The evolution of Kill Holiday can be easily traced up to this point; the post-hardcore leanings of the first effort to the more turbulent issues of guilt dealt with on their more mature, fairly rock-oriented 1997 Simba Records 7", "Meant To Let You Down." But then it all went black. Life had dealt one of those blows that you simply don't recover from. One of those where everything you do is affected by it. Redirected by it. This is not the place to go into it, but it can't go unmentioned when trying to explain the breathtaking development that led to this record. Kill Holiday reinvented themselves and retraced the footsteps that led them to hardcore in the first place; great eighties pop like The Smiths, Ride, The Charlatans - Englishmen with ideals and emotions matched in intensity only by their subcultural counterparts in Washington DC at the time: Rites Of Spring, Embrace, Soulside. It makes sense. Awareness of your own mortality dictates your perspective, expression is gained in experience, and these guys have stories to tell. Boy, do they have stories to tell...

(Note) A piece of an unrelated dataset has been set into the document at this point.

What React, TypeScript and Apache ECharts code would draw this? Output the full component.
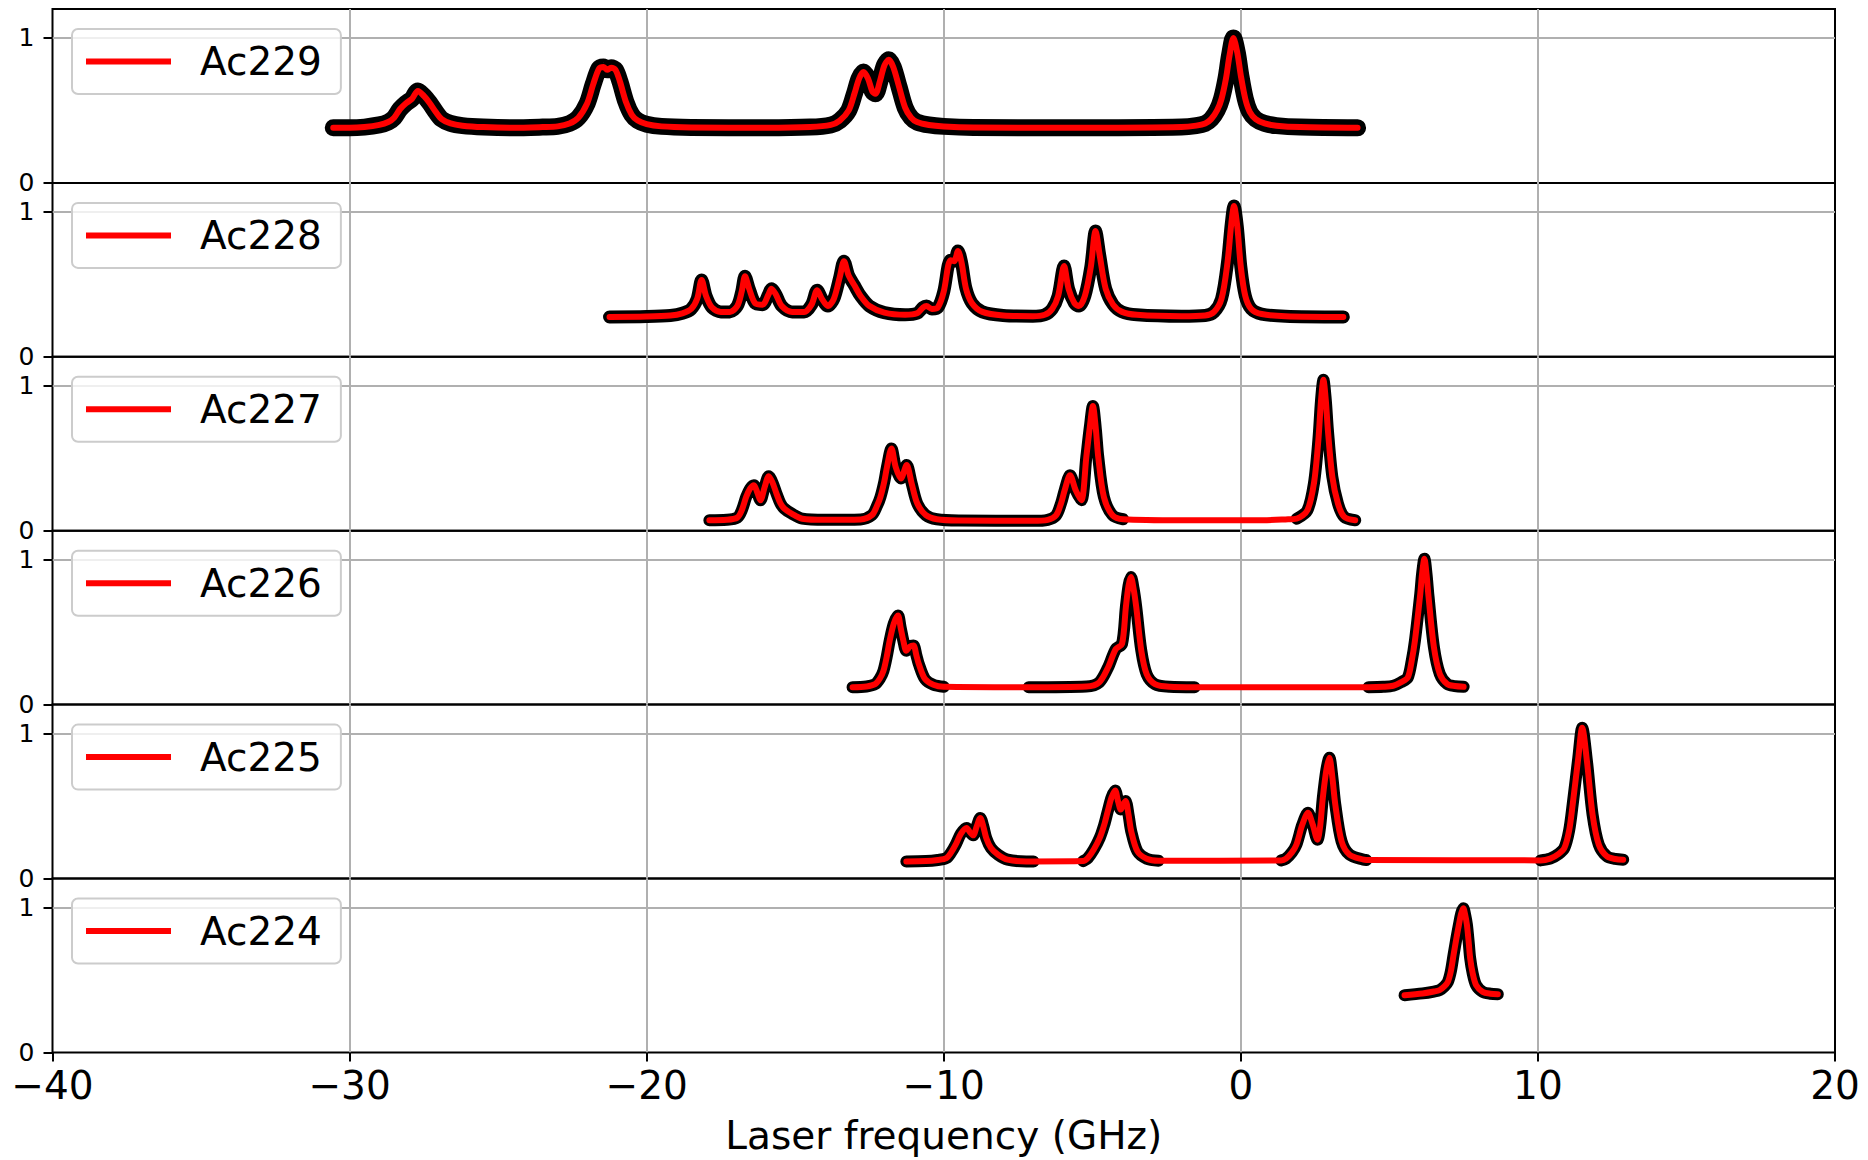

Steven Andrew Miller - vocals, guitar, keyboards

Christopher Perreira - guitar

Todd Beattie - bass

Gabriel Gamboa - drums

Interviews and Reviews

When I first heard this I couldn't tell if I hated it and thought it was too cheesy or if the pop-loving side of me was in love with it. After a few engaged listens, I could wholeheartedly say that my pop side was digging this pretty hard. The first thing that comes to mind when you hear the singer's voice is The Smiths. He's got a semi-British accent going on and he seems to use the same kinds of inflection on the words he sings as Morrissey does. The good thing is that they don't let his voice override the music like the Smiths obviously did. whereas the Smiths were a vocal vehicle for Morrissey, Kill Holiday is much more rocking and music based. The best description I can come up with is: someone gave everyone in the Smiths steriods but Morrissey. Therefore they rock out and actually turn on some distortion. That might not sound enticing to all you 80's music haters, but trust me, Kill Holiday knows how to bust out the jams. They play some tight, melodic, rock music over the vocalist's strained, pretty voice. This is a really catchy and poppy cd, but it still rules (like the Smiths did).